╔══

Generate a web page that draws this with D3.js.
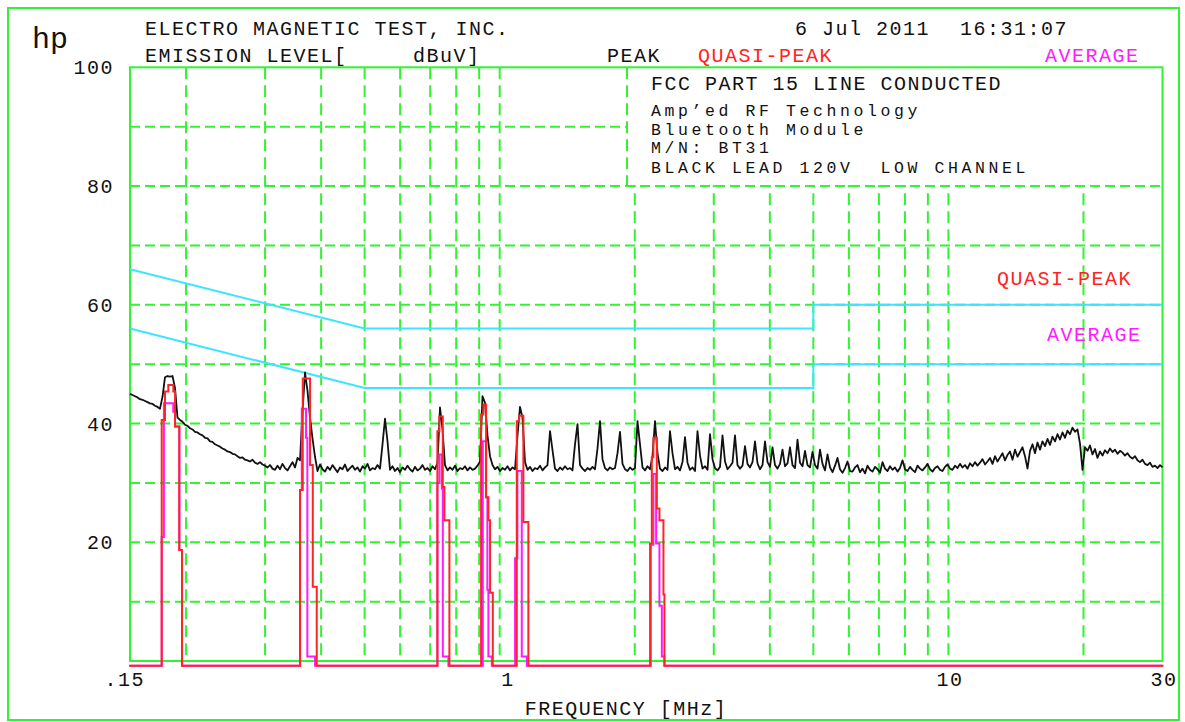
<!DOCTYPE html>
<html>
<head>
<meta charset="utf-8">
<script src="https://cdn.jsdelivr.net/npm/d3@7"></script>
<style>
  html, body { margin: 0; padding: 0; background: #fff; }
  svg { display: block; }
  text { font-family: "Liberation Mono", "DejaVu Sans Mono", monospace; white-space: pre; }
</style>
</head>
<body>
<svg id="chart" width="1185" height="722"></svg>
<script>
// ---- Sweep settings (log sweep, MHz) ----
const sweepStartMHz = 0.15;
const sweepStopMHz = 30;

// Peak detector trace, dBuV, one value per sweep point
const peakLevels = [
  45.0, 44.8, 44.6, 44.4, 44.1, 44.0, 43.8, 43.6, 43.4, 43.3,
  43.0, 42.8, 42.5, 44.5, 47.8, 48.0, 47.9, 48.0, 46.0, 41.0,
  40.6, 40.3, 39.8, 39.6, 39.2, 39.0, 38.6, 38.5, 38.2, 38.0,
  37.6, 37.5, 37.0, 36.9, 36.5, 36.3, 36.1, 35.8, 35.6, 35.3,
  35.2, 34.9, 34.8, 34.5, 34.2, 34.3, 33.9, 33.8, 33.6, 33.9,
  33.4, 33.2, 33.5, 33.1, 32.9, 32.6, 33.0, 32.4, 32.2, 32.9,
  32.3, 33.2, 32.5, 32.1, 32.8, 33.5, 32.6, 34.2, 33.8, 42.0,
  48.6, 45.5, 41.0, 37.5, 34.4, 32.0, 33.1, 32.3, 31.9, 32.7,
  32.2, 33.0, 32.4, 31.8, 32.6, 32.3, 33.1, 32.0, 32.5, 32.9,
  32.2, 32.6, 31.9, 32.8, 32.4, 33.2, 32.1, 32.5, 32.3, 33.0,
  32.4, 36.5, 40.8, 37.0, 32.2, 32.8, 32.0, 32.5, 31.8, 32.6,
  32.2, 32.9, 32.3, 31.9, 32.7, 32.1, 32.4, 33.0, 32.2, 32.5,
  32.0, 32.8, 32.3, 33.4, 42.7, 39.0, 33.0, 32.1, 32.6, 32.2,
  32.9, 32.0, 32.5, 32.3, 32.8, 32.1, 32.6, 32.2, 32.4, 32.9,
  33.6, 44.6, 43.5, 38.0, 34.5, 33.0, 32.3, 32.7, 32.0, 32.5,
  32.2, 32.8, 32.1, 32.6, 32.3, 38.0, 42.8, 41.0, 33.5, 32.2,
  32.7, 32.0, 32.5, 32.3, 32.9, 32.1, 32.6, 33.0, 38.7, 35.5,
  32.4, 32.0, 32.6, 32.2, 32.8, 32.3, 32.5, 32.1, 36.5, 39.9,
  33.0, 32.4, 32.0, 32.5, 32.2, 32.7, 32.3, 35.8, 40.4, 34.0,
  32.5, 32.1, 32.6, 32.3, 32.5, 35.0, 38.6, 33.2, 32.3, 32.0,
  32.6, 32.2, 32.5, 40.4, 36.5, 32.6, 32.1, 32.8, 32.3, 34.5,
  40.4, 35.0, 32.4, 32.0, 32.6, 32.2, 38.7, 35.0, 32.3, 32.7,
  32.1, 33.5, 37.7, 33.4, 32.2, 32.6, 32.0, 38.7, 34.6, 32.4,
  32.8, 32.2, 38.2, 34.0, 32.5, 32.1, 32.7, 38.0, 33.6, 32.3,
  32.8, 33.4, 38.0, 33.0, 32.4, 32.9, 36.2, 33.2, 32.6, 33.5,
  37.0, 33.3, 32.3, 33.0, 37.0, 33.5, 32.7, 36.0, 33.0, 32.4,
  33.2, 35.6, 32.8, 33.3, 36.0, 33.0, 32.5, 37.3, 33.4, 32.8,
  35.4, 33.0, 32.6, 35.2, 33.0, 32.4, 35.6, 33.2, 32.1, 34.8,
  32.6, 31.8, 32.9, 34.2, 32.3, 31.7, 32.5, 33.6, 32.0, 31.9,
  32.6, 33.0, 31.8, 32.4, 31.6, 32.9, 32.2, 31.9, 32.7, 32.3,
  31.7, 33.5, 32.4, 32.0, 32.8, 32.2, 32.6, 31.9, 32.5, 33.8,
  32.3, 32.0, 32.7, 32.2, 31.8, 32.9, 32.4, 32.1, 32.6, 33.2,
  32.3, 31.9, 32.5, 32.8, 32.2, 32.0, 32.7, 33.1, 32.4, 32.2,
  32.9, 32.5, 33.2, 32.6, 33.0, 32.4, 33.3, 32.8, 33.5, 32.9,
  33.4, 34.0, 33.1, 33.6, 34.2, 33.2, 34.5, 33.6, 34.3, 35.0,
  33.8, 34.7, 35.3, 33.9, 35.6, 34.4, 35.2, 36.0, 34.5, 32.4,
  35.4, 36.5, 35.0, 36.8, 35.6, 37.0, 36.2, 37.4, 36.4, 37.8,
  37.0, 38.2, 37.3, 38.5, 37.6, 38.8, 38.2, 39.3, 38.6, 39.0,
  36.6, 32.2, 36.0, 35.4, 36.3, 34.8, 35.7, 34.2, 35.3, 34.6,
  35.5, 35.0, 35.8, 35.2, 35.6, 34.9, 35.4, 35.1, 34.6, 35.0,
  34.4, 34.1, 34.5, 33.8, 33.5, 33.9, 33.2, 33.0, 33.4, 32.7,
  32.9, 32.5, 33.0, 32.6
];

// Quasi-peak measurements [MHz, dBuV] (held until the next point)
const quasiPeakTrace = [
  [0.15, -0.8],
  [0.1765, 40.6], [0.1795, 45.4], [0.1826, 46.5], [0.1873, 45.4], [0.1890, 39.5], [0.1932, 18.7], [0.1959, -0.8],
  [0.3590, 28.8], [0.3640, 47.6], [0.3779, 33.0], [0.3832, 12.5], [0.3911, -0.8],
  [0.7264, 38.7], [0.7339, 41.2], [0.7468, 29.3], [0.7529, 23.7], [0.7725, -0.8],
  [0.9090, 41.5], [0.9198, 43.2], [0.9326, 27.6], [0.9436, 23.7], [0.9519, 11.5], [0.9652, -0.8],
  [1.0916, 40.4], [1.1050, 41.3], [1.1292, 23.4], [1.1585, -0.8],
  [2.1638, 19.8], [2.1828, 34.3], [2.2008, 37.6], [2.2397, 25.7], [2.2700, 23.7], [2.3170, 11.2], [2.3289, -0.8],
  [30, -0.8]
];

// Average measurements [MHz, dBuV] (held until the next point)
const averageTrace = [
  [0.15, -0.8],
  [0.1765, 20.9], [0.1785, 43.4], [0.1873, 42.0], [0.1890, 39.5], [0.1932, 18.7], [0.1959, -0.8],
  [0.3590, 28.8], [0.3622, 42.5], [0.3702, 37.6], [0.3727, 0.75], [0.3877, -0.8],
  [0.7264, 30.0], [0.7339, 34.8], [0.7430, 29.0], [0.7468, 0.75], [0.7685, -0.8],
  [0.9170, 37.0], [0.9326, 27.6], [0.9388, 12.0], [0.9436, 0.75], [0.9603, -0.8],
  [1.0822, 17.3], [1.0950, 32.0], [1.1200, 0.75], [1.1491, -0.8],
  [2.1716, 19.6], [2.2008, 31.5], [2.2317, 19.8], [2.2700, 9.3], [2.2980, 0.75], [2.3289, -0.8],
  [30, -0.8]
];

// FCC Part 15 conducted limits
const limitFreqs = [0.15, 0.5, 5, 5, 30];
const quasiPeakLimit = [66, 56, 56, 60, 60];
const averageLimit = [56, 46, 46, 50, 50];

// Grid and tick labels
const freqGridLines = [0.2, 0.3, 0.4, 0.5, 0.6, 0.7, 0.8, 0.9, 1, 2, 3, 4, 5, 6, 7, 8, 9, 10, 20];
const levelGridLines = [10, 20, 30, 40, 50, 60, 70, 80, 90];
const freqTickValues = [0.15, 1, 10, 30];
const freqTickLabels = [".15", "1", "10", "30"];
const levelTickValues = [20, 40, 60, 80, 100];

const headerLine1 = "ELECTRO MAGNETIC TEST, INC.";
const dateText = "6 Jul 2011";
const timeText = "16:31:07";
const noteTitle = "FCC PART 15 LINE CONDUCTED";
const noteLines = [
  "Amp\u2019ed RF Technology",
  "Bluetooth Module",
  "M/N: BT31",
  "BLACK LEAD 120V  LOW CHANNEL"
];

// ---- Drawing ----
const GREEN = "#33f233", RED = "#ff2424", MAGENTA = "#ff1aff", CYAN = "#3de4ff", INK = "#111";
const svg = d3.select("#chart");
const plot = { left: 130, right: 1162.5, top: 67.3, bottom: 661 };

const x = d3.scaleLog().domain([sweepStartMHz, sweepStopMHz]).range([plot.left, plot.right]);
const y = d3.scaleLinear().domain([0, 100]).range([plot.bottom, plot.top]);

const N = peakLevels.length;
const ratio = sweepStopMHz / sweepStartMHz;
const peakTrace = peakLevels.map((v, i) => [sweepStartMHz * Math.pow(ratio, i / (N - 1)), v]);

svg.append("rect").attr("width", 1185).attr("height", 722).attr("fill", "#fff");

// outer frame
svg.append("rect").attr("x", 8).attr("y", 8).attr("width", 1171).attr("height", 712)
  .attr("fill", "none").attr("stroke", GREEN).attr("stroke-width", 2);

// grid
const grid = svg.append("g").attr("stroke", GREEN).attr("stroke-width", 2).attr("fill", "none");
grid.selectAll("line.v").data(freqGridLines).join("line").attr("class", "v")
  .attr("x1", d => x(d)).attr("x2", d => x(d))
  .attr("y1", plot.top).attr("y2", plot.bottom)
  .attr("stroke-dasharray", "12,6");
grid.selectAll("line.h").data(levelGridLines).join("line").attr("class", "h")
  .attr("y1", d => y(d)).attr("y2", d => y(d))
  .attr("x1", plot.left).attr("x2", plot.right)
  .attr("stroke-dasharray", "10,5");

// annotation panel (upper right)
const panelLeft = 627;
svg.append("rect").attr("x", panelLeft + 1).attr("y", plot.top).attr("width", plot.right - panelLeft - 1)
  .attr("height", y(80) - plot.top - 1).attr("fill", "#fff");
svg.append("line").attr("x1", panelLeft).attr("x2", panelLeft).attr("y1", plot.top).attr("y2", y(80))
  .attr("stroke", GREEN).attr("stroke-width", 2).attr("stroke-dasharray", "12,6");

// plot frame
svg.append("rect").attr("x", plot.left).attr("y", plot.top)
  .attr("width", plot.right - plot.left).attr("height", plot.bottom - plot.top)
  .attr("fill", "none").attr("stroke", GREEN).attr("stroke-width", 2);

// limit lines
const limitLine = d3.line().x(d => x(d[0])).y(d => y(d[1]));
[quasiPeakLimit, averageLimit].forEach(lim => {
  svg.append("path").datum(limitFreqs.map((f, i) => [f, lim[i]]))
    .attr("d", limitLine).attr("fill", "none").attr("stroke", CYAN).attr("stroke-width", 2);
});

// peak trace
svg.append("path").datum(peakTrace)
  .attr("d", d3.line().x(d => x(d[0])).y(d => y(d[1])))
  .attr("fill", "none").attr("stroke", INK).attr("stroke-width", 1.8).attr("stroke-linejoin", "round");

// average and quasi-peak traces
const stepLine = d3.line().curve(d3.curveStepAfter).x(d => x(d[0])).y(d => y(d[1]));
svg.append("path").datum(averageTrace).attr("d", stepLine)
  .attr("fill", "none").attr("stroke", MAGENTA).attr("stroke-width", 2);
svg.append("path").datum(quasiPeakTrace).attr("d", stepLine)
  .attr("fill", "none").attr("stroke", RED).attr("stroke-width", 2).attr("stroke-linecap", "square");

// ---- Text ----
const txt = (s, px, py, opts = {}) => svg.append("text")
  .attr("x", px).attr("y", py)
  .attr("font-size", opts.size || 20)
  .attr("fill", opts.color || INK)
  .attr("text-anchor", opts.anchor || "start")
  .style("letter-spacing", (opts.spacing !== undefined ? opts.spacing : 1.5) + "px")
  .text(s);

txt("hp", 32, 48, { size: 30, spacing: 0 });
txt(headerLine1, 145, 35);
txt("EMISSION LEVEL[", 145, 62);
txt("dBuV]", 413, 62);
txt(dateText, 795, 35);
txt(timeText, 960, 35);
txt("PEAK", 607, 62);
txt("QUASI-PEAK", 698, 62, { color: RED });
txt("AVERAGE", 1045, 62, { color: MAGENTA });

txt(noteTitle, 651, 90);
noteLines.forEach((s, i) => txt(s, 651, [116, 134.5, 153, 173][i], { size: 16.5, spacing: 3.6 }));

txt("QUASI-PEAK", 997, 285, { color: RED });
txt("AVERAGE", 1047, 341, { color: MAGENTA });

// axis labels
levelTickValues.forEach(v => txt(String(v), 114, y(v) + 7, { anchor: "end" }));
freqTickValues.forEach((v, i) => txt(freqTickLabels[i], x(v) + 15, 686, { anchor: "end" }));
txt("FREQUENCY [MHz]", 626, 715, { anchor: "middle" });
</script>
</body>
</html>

╚══

→ Task to carry out
Restate, line by line and word for word, everything from the top of the material through the line that contains "const sweepStopMHz = 30;". Leave pictures out.

→ Solution below
Generate a web page that draws this with D3.js.
<!DOCTYPE html>
<html>
<head>
<meta charset="utf-8">
<script src="https://cdn.jsdelivr.net/npm/d3@7"></script>
<style>
  html, body { margin: 0; padding: 0; background: #fff; }
  svg { display: block; }
  text { font-family: "Liberation Mono", "DejaVu Sans Mono", monospace; white-space: pre; }
</style>
</head>
<body>
<svg id="chart" width="1185" height="722"></svg>
<script>
// ---- Sweep settings (log sweep, MHz) ----
const sweepStartMHz = 0.15;
const sweepStopMHz = 30;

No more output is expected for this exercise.